EPSRC Reference: GR/M74306/01
Title: OPTIMAL AUTOMATIC MULTIPLE-CUE SCENE SEGMENTATION
Principal Investigator: Vlachos, Dr T
Other Investigators:
Researcher Co-Investigators:
Project Partners:
Department: Sch of Electronics & Physical Sciences
Organisation: University of Surrey
Scheme: Standard Research (Pre-FEC)
Starts: 01 October 1999 Ends: 30 September 2002 Value (£): 52,121
EPSRC Research Topic Classifications:
Image & Vision Computing
EPSRC Industrial Sector Classifications:
No relevance to Underpinning Sectors
Related Grants:
Panel History:  
Summary on Grant Application Form
Object-based video manipulation offers many well-documented advantages. It is common practice in television production in the form of chroma-keying and recently it has been the focus of MPEG-4, the emerging standard for multimedia coding.
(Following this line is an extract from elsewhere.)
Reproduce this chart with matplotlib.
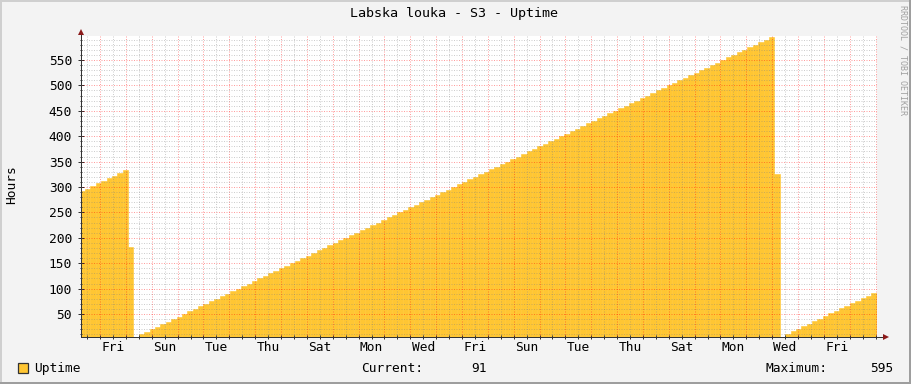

However, schemes like the above rely on stable segmentations performed in a controlled environment such as a studio or synthetically generated by computer. In contrast, fully-automatic segmentation of arbitrary-content video is an elusive problem for which no known algorithm provides a satisfactory solution.This project aims at the development of automatic video segmentation techniques for object identification using graph-theoretical image analysis tools. Graphs are powerful mathematical models capable of capturing important relationships between structural image elements and have been used very successfully for still image segmentation. According to this techniques recursive manipulation of graph attributes enables bottom-up segmentation of images by region merging. The novelty of the proposed approach lies in the incorporation of motion, in a graph-theoretical framework, as an essential cue for segmentation. Motion estimates will combined with other cues, such as depth and texture, to influence graph evolution. Segmentations guided by motion smoothness criteria, both in a spatial and a temporal context, are expected to be stable, reliable and robust against occlusions.